I am moving several hyper-v VMs from an under-powered host to a newer host with an iSCSI array for storage. What is the best configuration for the iSCSI volume to get the best performance for hyper-v? Should I make one large LUN and then just put all the vhds on that LUN or would multiple smaller LUNs work better with hyper-v?
The host server is a Dell r710 with dual NICs dedicated to iSCSI with the Dell MPIO drivers installed. The MD3000i is using all iSSCI ports through the same physical switch as the r710.
Most of the servers are self contained machines and the disk I/O is not heavy for most of the machines. I do have three development servers that work as build target machines which have higher disk I/O than the other serevrs but the builds are not constantly running.
It really depends on the SAN, connectivity, and workload. For a single server it should be sufficient to have a single LUN. RAID10 will get you the best performance, though with the caching on most SAN devices RAID5 you'll usually not notice the performance penalty.

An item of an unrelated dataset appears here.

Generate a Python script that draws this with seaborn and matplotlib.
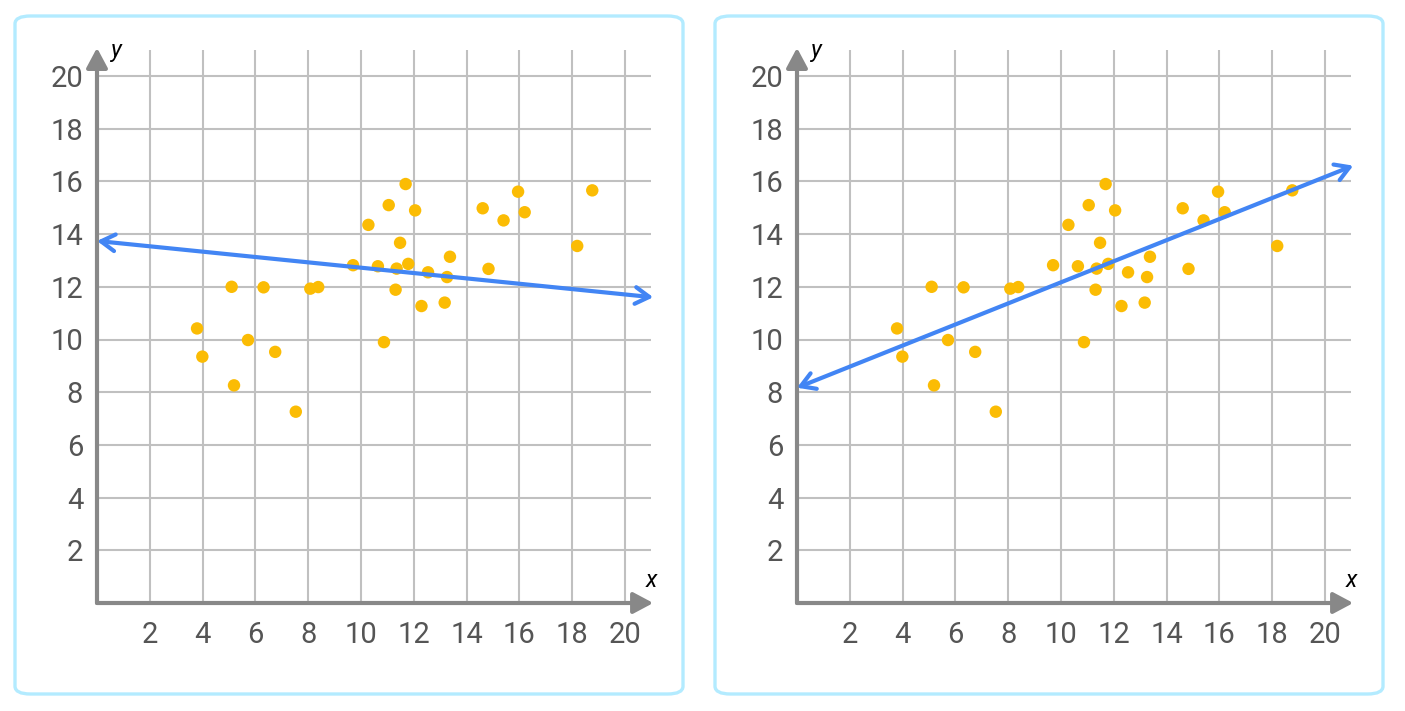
import matplotlib
matplotlib.use("Agg")
import matplotlib.pyplot as plt
from matplotlib.patches import FancyBboxPatch
import pandas as pd
import seaborn as sns

# data (same scatter in both panels)
x_vals = [3.79, 3.99, 5.10, 5.19, 5.72, 6.31, 6.75, 7.53, 8.08, 8.38,
          9.70, 10.28, 10.64, 10.87, 11.05, 11.31, 11.35, 11.48, 11.69, 11.79,
          12.05, 12.29, 12.54, 13.17, 13.26, 13.37, 14.61, 14.83, 15.40, 15.95,
          16.20, 18.19, 18.76]
y_vals = [10.42, 9.35, 12.00, 8.26, 9.98, 11.98, 9.53, 7.26, 11.93, 11.99,
          12.82, 14.35, 12.78, 9.90, 15.10, 11.89, 12.69, 13.67, 15.90, 12.87,
          14.90, 11.27, 12.55, 11.40, 12.37, 13.14, 14.98, 12.68, 14.52, 15.61,
          14.83, 13.55, 15.66]

# fitted lines: (intercept, slope) for left / right panel
line_intercepts = [13.74, 8.17]
line_slopes = [-0.1015, 0.40]
line_x_end = 21.07

ticks = [2, 4, 6, 8, 10, 12, 14, 16, 18, 20]

df = pd.DataFrame({"x": x_vals, "y": y_vals})

sns.set_theme(style="white")
plt.rcParams["font.family"] = ["Roboto", "DejaVu Sans"]

W, H = 1405, 711
fig = plt.figure(figsize=(W / 100, H / 100), dpi=100)

grid_col = "#c0c0c0"
axis_col = "#888888"
label_col = "#555555"
dot_col = "#fbbc04"
line_col = "#4285f4"
border_col = "#b3ebff"

px_per_unit = 26.4
lim = 21.0

for i, off in enumerate([0, 700]):
    # panel border
    fig.patches.append(FancyBboxPatch(
        ((15 + off) / W, 1 - 694 / H), 668 / W, 678 / H,
        boxstyle="round,pad=0,rounding_size=0.011",
        transform=fig.transFigure, fill=False,
        edgecolor=border_col, linewidth=2.4))

    left = (97 + off) / W
    bottom = (H - 603) / H
    ax = fig.add_axes([left, bottom, lim * px_per_unit / W, lim * 26.35 / H])
    ax.set_xlim(0, lim)
    ax.set_ylim(0, lim)
    ax.set_facecolor("none")
    for s in ax.spines.values():
        s.set_visible(False)

    for t in ticks:
        ax.axvline(t, color=grid_col, lw=1.5, zorder=0)
        ax.axhline(t, color=grid_col, lw=1.5, zorder=0)

    ax.set_xticks(ticks)
    ax.set_yticks(ticks)
    ax.tick_params(length=0, labelsize=21, colors=label_col)
    ax.tick_params(axis="x", pad=13)
    ax.tick_params(axis="y", pad=10)

    # axes with arrow heads
    head = "-|>,head_length=0.6,head_width=0.32"
    ax.annotate("", xy=(line_x_end, 0), xytext=(0, 0),
                arrowprops=dict(arrowstyle=head, color=axis_col, lw=3,
                                shrinkA=0, shrinkB=0, mutation_scale=20),
                annotation_clip=False, zorder=3)
    ax.annotate("", xy=(0, line_x_end), xytext=(0, 0),
                arrowprops=dict(arrowstyle=head, color=axis_col, lw=3,
                                shrinkA=0, shrinkB=0, mutation_scale=20),
                annotation_clip=False, zorder=3)
    ax.text(21.0, 0.85, "x", fontsize=17, style="italic", color="black",
            ha="center", va="center")
    ax.text(0.75, 20.95, "y", fontsize=17, style="italic", color="black",
            ha="center", va="center")

    sns.scatterplot(data=df, x="x", y="y", ax=ax, color=dot_col, s=80,
                    edgecolor="none", zorder=4, clip_on=False)

    b0, b1 = line_intercepts[i], line_slopes[i]
    ax.annotate("", xy=(line_x_end, b0 + b1 * line_x_end), xytext=(0, b0),
                arrowprops=dict(arrowstyle="<->,head_length=0.5,head_width=0.3",
                                color=line_col, lw=3, shrinkA=0, shrinkB=0,
                                mutation_scale=20),
                annotation_clip=False, zorder=5)
    ax.set_xlabel("")
    ax.set_ylabel("")

fig.savefig("out.png", dpi=100)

The biggest difference is if you use one big LUN for all the VMs is that you can use dynamic VHDs, software snapshotting, and differencing VHDs. Using individual LUNs will yield better performance all around and allow you to use hardware snapshotting. Usually the former's benefits outweigh the latter. Most commonly the high performance VMs (SQL, etc) get passthrough LUNs and everything else shares a CSV.